Everything from the line with "Clone this chart in Plotly." through the line with "import plotly.graph_objects as go", inclusive, should be repeated exactly, except the pictures.

====== Dataset records

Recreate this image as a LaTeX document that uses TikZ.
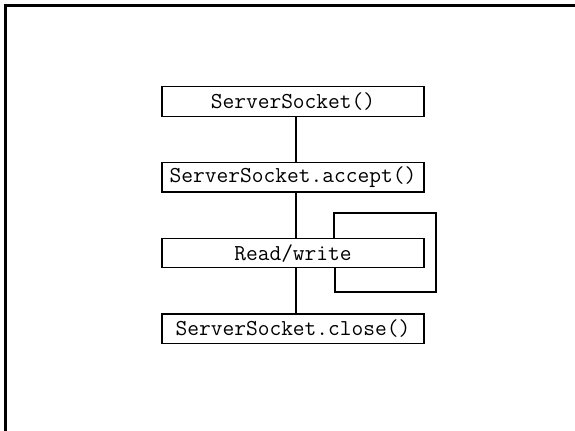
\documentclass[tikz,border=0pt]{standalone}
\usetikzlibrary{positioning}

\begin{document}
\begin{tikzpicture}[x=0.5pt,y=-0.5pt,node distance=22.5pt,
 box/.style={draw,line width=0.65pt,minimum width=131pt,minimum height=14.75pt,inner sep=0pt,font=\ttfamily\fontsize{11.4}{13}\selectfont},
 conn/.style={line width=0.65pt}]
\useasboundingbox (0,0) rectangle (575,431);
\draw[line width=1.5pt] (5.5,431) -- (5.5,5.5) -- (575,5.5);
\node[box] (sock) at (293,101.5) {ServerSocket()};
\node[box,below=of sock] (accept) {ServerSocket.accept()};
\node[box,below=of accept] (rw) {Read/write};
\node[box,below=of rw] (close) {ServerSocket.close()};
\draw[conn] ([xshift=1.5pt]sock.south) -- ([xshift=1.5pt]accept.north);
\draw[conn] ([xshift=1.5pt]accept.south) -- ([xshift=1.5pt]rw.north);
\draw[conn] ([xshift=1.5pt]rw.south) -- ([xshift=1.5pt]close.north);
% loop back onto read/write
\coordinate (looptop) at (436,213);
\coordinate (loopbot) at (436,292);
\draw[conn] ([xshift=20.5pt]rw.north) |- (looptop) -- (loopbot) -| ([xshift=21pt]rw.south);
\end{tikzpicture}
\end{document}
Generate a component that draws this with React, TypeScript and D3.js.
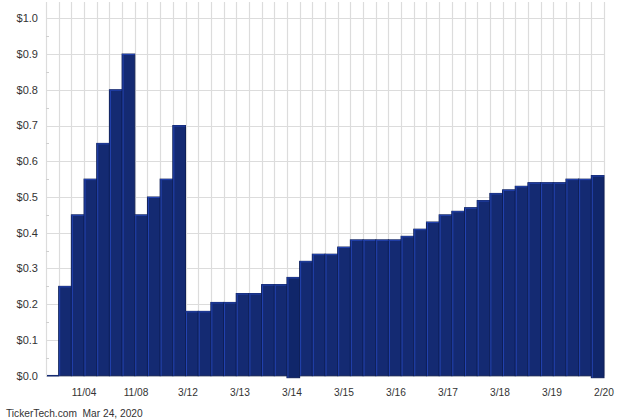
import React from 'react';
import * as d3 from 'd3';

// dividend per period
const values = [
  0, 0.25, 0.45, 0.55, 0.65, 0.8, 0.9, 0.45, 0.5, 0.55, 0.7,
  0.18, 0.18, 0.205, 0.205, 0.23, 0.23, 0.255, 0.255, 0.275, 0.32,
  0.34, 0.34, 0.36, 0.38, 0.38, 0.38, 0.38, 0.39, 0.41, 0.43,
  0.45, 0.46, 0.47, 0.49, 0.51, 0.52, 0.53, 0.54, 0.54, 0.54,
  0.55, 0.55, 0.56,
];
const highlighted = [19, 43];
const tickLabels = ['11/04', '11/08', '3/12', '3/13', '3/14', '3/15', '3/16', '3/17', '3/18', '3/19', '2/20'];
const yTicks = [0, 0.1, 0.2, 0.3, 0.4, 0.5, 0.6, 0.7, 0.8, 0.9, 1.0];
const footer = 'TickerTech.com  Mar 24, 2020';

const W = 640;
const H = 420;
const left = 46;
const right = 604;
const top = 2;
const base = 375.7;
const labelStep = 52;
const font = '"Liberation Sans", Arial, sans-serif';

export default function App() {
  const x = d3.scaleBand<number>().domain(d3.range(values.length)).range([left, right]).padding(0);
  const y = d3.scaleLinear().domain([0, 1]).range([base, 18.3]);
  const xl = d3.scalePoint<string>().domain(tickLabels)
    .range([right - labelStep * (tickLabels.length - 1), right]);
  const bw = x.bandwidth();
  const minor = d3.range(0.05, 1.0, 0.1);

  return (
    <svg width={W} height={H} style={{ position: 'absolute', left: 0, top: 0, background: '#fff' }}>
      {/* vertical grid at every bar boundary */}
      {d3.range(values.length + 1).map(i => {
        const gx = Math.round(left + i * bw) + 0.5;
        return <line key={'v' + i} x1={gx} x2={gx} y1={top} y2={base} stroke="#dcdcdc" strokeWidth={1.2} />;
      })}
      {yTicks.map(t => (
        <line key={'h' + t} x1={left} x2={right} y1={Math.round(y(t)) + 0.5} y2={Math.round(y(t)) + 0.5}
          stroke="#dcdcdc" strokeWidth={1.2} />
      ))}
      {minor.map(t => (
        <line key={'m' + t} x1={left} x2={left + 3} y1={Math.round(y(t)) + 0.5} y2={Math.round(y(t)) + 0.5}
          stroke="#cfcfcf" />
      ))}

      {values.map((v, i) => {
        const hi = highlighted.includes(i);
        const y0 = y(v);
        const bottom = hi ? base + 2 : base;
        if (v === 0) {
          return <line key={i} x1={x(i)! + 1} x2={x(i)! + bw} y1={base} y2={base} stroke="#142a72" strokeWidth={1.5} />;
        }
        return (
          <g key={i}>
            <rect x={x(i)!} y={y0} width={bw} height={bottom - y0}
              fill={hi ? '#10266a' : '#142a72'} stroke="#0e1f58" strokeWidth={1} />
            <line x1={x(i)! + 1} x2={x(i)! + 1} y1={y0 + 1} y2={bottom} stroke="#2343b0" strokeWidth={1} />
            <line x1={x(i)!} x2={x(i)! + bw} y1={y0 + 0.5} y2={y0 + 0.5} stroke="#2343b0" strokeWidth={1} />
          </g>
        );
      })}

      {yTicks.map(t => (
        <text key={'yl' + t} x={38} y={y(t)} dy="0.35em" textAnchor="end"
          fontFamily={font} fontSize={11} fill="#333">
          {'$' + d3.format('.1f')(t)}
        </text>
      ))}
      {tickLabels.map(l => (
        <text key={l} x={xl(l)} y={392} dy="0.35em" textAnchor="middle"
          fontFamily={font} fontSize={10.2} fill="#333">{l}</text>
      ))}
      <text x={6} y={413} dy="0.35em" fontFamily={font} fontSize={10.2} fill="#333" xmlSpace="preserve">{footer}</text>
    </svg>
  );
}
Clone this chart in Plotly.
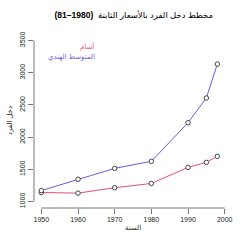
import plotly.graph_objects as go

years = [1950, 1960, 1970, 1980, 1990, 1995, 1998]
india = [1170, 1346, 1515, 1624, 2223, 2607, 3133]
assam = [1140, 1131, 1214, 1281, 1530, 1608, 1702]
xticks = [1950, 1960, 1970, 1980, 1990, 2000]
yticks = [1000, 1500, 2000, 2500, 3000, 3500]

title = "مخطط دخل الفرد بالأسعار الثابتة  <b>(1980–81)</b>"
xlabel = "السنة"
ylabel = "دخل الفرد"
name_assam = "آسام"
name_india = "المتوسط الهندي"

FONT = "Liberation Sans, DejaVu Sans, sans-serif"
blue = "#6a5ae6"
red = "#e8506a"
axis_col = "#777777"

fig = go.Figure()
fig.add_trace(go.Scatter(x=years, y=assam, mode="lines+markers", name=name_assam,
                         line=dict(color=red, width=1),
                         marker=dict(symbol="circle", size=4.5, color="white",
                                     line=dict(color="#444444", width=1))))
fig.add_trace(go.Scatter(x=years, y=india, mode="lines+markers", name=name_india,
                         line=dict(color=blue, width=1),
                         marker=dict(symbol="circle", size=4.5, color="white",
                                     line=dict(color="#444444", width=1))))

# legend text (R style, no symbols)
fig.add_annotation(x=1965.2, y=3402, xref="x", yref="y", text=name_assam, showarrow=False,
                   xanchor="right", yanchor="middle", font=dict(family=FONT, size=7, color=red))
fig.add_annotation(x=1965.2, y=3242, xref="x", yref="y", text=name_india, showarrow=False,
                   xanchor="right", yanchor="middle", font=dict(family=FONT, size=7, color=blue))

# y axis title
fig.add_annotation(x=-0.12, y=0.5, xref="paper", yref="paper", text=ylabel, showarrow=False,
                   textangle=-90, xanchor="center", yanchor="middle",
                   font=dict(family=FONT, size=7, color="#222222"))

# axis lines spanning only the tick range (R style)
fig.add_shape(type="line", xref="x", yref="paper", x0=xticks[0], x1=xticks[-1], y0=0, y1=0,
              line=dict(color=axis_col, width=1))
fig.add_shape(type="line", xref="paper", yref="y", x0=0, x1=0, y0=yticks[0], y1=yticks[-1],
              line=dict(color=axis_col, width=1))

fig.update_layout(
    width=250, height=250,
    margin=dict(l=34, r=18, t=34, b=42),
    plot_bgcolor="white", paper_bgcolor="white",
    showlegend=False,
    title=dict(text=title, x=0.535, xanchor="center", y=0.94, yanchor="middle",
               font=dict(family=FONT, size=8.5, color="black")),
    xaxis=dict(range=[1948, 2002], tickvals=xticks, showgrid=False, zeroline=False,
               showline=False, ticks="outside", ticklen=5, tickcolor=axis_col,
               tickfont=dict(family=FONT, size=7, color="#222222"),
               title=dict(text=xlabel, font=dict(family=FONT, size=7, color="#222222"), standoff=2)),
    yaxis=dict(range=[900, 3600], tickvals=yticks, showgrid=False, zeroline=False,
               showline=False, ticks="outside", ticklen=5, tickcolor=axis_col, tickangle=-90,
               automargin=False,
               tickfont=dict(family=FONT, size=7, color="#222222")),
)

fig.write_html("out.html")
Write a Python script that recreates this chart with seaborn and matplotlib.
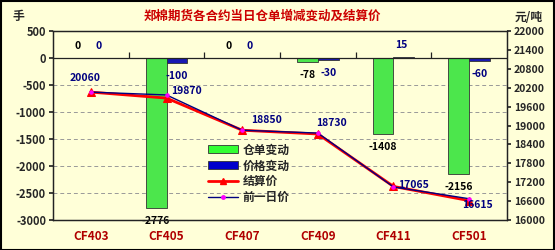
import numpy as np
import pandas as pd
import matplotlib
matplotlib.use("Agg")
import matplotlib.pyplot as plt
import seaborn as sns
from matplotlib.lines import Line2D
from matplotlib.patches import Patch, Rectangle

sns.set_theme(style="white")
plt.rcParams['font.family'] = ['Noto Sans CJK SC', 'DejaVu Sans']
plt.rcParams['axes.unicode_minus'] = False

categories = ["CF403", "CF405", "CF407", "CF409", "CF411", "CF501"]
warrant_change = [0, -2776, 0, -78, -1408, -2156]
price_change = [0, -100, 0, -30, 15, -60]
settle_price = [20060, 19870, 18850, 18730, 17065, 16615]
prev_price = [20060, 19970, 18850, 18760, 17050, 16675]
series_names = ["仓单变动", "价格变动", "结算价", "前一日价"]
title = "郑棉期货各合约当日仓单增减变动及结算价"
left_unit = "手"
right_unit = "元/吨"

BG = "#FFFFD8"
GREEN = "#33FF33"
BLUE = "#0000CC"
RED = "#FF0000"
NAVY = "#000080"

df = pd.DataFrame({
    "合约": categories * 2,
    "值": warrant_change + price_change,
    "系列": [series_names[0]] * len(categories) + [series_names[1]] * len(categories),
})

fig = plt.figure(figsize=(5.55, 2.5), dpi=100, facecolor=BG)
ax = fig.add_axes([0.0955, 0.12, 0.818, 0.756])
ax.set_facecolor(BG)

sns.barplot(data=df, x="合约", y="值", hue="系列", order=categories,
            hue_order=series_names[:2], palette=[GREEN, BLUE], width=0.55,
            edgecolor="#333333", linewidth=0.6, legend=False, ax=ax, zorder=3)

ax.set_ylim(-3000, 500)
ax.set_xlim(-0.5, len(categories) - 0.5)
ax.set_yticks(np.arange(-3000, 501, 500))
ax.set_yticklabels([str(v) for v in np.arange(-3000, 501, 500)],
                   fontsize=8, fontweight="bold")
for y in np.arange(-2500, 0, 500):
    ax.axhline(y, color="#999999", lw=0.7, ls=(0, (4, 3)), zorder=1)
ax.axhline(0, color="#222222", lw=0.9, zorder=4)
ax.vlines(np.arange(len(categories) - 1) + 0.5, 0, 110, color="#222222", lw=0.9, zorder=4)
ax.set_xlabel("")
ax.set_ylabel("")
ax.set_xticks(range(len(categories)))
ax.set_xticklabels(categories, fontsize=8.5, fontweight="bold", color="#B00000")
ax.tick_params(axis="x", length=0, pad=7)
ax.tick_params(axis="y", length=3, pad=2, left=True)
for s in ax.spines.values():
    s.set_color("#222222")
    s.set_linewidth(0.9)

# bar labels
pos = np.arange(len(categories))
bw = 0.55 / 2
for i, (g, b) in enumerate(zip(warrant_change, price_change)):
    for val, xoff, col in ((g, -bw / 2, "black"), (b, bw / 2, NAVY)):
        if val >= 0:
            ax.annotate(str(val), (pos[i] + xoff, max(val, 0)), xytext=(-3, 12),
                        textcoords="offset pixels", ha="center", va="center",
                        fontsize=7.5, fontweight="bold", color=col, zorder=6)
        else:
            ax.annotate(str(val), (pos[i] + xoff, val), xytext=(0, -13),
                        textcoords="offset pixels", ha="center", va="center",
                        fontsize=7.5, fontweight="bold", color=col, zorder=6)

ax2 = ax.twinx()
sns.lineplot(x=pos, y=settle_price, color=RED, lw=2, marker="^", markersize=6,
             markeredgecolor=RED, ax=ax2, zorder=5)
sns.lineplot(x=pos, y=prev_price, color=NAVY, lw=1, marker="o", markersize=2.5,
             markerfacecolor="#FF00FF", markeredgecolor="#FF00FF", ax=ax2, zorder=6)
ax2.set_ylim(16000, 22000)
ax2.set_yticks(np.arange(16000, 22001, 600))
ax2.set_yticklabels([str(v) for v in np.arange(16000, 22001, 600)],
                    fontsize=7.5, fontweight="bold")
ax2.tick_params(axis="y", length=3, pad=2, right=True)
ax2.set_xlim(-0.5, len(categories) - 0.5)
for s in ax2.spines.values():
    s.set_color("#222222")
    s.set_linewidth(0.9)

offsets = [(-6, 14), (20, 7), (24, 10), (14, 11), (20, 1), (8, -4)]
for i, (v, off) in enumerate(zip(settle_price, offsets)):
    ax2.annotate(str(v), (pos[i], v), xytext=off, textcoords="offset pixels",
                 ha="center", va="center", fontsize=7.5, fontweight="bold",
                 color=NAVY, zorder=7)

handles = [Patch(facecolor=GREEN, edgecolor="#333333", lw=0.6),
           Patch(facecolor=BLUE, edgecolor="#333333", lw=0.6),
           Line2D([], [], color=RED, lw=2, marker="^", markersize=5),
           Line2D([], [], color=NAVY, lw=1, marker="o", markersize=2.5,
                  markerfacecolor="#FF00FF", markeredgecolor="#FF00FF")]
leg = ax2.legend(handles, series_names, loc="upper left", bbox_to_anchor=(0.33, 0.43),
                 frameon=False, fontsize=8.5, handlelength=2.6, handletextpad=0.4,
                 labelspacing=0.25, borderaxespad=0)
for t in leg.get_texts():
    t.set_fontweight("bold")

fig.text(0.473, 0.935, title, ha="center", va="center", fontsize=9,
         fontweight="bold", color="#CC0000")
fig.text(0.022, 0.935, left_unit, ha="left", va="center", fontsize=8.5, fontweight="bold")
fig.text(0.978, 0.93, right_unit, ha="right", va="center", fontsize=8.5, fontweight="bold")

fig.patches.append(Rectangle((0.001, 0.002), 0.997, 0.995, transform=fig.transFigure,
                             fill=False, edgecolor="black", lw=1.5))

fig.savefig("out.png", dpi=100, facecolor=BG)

============

* [Task solution]:
Clone this chart in Plotly.
import plotly.graph_objects as go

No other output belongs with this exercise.